The use of libraries as sites of grocery distribution is a tactical strike against food deserts in other ways, as well. As Laura explains, “Baltimore is a city of neighborhoods, and in Baltimore there are so many wonderful libraries, and these libraries happen to be centrally located within many of the neighborhoods. The two neighborhoods we have the VSP in are low-income neighborhoods.” By working with infrastructure and institutions which already exist in low-income communities, Baltimarket engages directly with residents whose use of the service allows them to save the valuable time and money that they would otherwise have expended traveling to grocery stores via pubic transportation or taxi.
While Baltimarket does not put limits on the types of foods that can be purchased, they do try to provide incentives for people to make healthy choices with their purchasing and eating habits.
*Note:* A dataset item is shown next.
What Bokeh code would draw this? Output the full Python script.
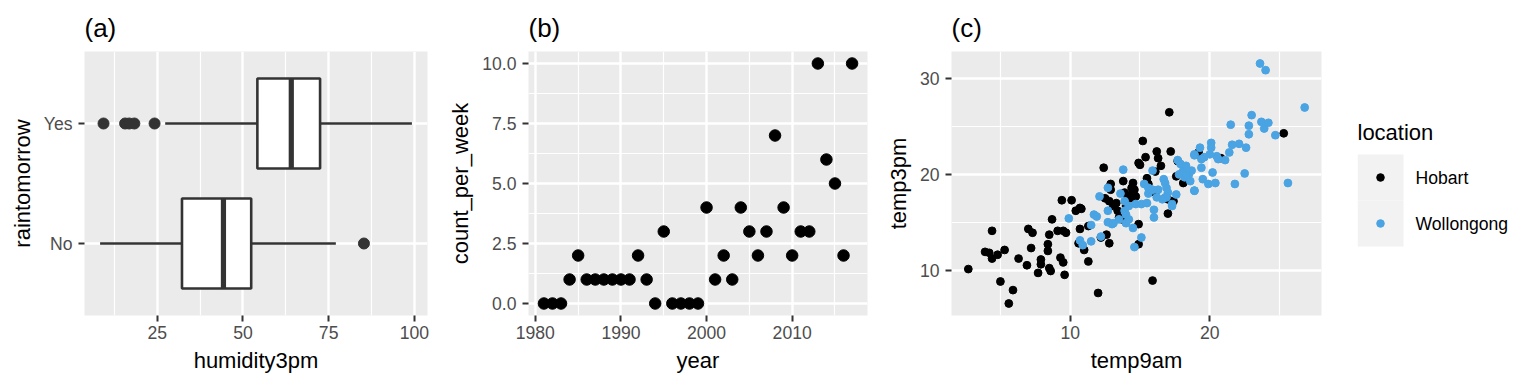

For the first and fourth orders that a person makes through the program, they get $10 off the price of healthy foods (with the health department providing a detailed list from which to choose these products.) Additionally, the health department gives cooking demonstrations and hands out healthy recipe books at the libraries during the hours when food orders are being taken.
Unfortunately, the future of Baltimarket is uncertain. The money they initially received from the federal government is on the verge of running out, and they are in the process of applying for grants in order to keep the program open. “This program is wonderful!” Laura exclaims, but if they do not find new sources of funding in the next 60 days the City of Baltimore will not be able to afford to maintain the program.

As people in cities all over the country are searching for solutions to the food desert crisis, programs like Baltimarket suggest that such solutions can be both common-sense and innovative, making a huge difference to a neighborhood’s ability to support healthy residents. But it takes a lot of drive to start a new business during a recession, especially one that targets low-income neighborhoods. The City of Baltimore should be applauded for trying something new to address the problem of food deserts, and hopefully, with hard work, institutional and community support, and some luck, the program will find success.